Die Kammer teilt die Auffassung des Landratsamtes …, dass aus der Gesamtschau nicht ersichtlich sei, dass durch Anordnung der Straßen- und Gartenbereiche in jenem Geviert rückwärtige Ruhezonen geschaffen werden sollten, sondern, dass die Anordnung um das geplante Baugrundstück einen zufälligen Einzelfall und keinen regelhaften Grundzug der Planung darstelle.
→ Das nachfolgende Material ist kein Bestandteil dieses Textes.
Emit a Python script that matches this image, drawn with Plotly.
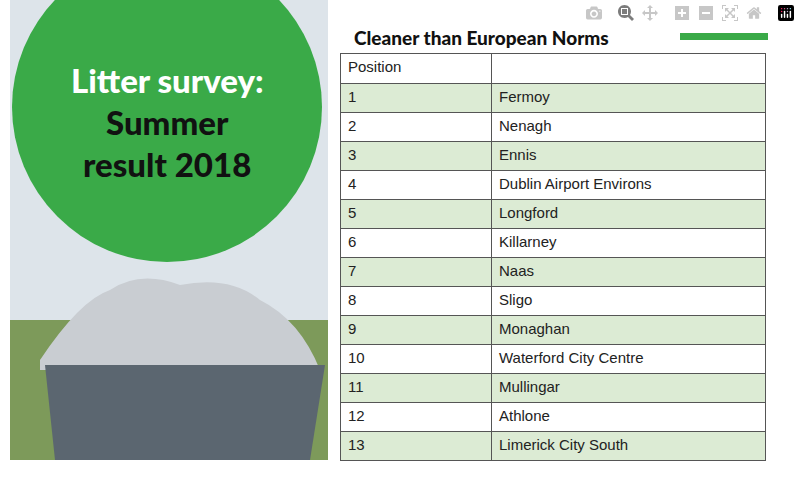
import plotly.graph_objects as go

positions = [str(i) for i in range(1, 14)]
towns = ["Fermoy", "Nenagh", "Ennis", "Dublin Airport Environs", "Longford", "Killarney",
         "Naas", "Sligo", "Monaghan", "Waterford City Centre", "Mullingar", "Athlone",
         "Limerick City South"]
header = ["Position", ""]
title = "Cleaner than European Norms"

W, H = 800, 483
green_light = "#dcebd4"
fills = [green_light if i % 2 == 0 else "white" for i in range(len(towns))]

fig = go.Figure()
fig.add_trace(go.Table(
    domain=dict(x=[340/W, 765/W], y=[1-461/H, 1-53/H]),
    columnwidth=[151, 274],
    header=dict(values=header, fill_color="white", line_color="#555", height=30,
                align="left", font=dict(family="Liberation Sans, Arial", size=15, color="#222")),
    cells=dict(values=[positions, towns], fill_color=[fills, fills], line_color="#555", height=29,
               align="left", font=dict(family="Liberation Sans, Arial", size=15, color="#222")),
))

shapes = [
    dict(type="rect", x0=10, x1=328, y0=0, y1=460, fillcolor="#dde4ea", line_width=0, layer="below"),
    dict(type="rect", x0=10, x1=328, y0=320, y1=460, fillcolor="#7d9a5a", line_width=0, layer="below"),
    dict(type="path", path="M 40 360 Q 80 300 110 290 Q 140 270 180 285 Q 230 275 260 300 Q 300 320 320 370 L 40 370 Z",
         fillcolor="#c9cdd2", line_width=0, layer="below"),
    dict(type="path", path="M 45 365 L 325 365 L 310 460 L 55 460 Z", fillcolor="#5b6670", line_width=0, layer="below"),
    dict(type="circle", x0=12, x1=322, y0=-48, y1=262, fillcolor="#3aaa48", line_width=0),
    dict(type="rect", x0=680, x1=768, y0=33, y1=40, fillcolor="#3aaa48", line_width=0),
]
fig.update_layout(shapes=shapes)

ann = [
    dict(x=167, y=80, text="Litter survey:", font=dict(color="white", size=33)),
    dict(x=167, y=122, text="Summer", font=dict(color="#111", size=33)),
    dict(x=167, y=164, text="result 2018", font=dict(color="#111", size=33)),
    dict(x=352, y=37, text=title, xanchor="left", font=dict(color="#111", size=19)),
]
for a in ann:
    a.update(xref="x", yref="y", showarrow=False)
    a.setdefault("xanchor", "center")
    a["font"]["family"] = "Lato, Liberation Sans"
    a["font"]["weight"] = 900
fig.update_layout(annotations=ann)

fig.update_layout(
    width=W, height=H, margin=dict(l=0, r=0, t=0, b=0),
    paper_bgcolor="white", plot_bgcolor="white",
    xaxis=dict(range=[0, W], visible=False, domain=[0, 1]),
    yaxis=dict(range=[H, 0], visible=False, domain=[0, 1]),
    showlegend=False,
)
fig.write_html("out.html")
with open("out.html", encoding="utf-8") as f:
    html = f.read()
html = html.replace("<body>", '<body style="margin:0">', 1)
with open("out.html", "w", encoding="utf-8") as f:
    f.write(html)
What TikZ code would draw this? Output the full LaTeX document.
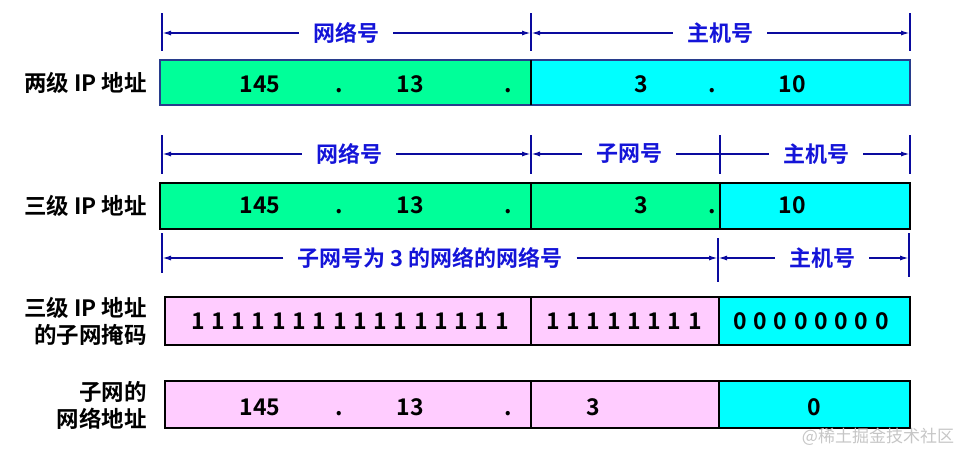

Aus der im Bebauungsplanauszug enthaltenen Bezeichnung „Bungalowsiedlung“ im streitgegenständlichen Bereich kann die Klägerin kein Abwehrrecht dahingehend ableiten, dass die außerhalb der überbaubaren Flächen gelegenen Flächen aus Gründen des Nachbarschutzes unbebaut bleiben sollen. Nach allgemeinem Sprachgebrauch bezeichnet der aus dem indischen Sprachraum kommende Begriff „Bungalow“ ausschließlich, dass es sich um ein eingeschossiges Haus handelt, das häufig, aber nicht notwendigerweise ein Flachdach besitzt. Demnach verbleibt es, wie bereits im Eilbeschluss der Kammer vom 25. April 2014 ausgeführt, dabei, dass die betreffenden Festsetzungen des Bebauungsplanes hinsichtlich der Baugrenze und hinsichtlich der Dachneigung keine nachbarschützende Funktion haben. Soweit die Klägerin meint, sie könne eine Bebauung des neu entstandenen Grundstückes Fl.Nr. … deswegen abwehren, weil eine etwaige Bebauung in die Wurzeln der auf ihrem Grundstück stehenden Weide eingreifen würde, ist dies öffentlich-rechtlich unbeachtlich. Letztlich ist dies ein zivilrechtliches Problem des § 910 BGB (Überhang von Wurzeln und Zweigen), was aber im öffentlichen Recht nicht zu würdigen ist. Insoweit ist auf die Vorschrift des Art. 68 Abs. 4 BayBO zu verweisen, wonach die Baugenehmigung unbeschadet der privaten Rechte Dritter erteilt wird.
Zusammenfassend ist die Kammer der Auffassung, dass die mit der erteilten Baugenehmigung zugelassene Bebauung auf dem Grundstück Fl.Nr. … gegenüber dem Anwesen der Klägerin nicht rücksichtslos ist.
Die Klage war demnach abzuweisen.
Die Kostenentscheidung beruht auf § 154 Abs. 1 VwGO.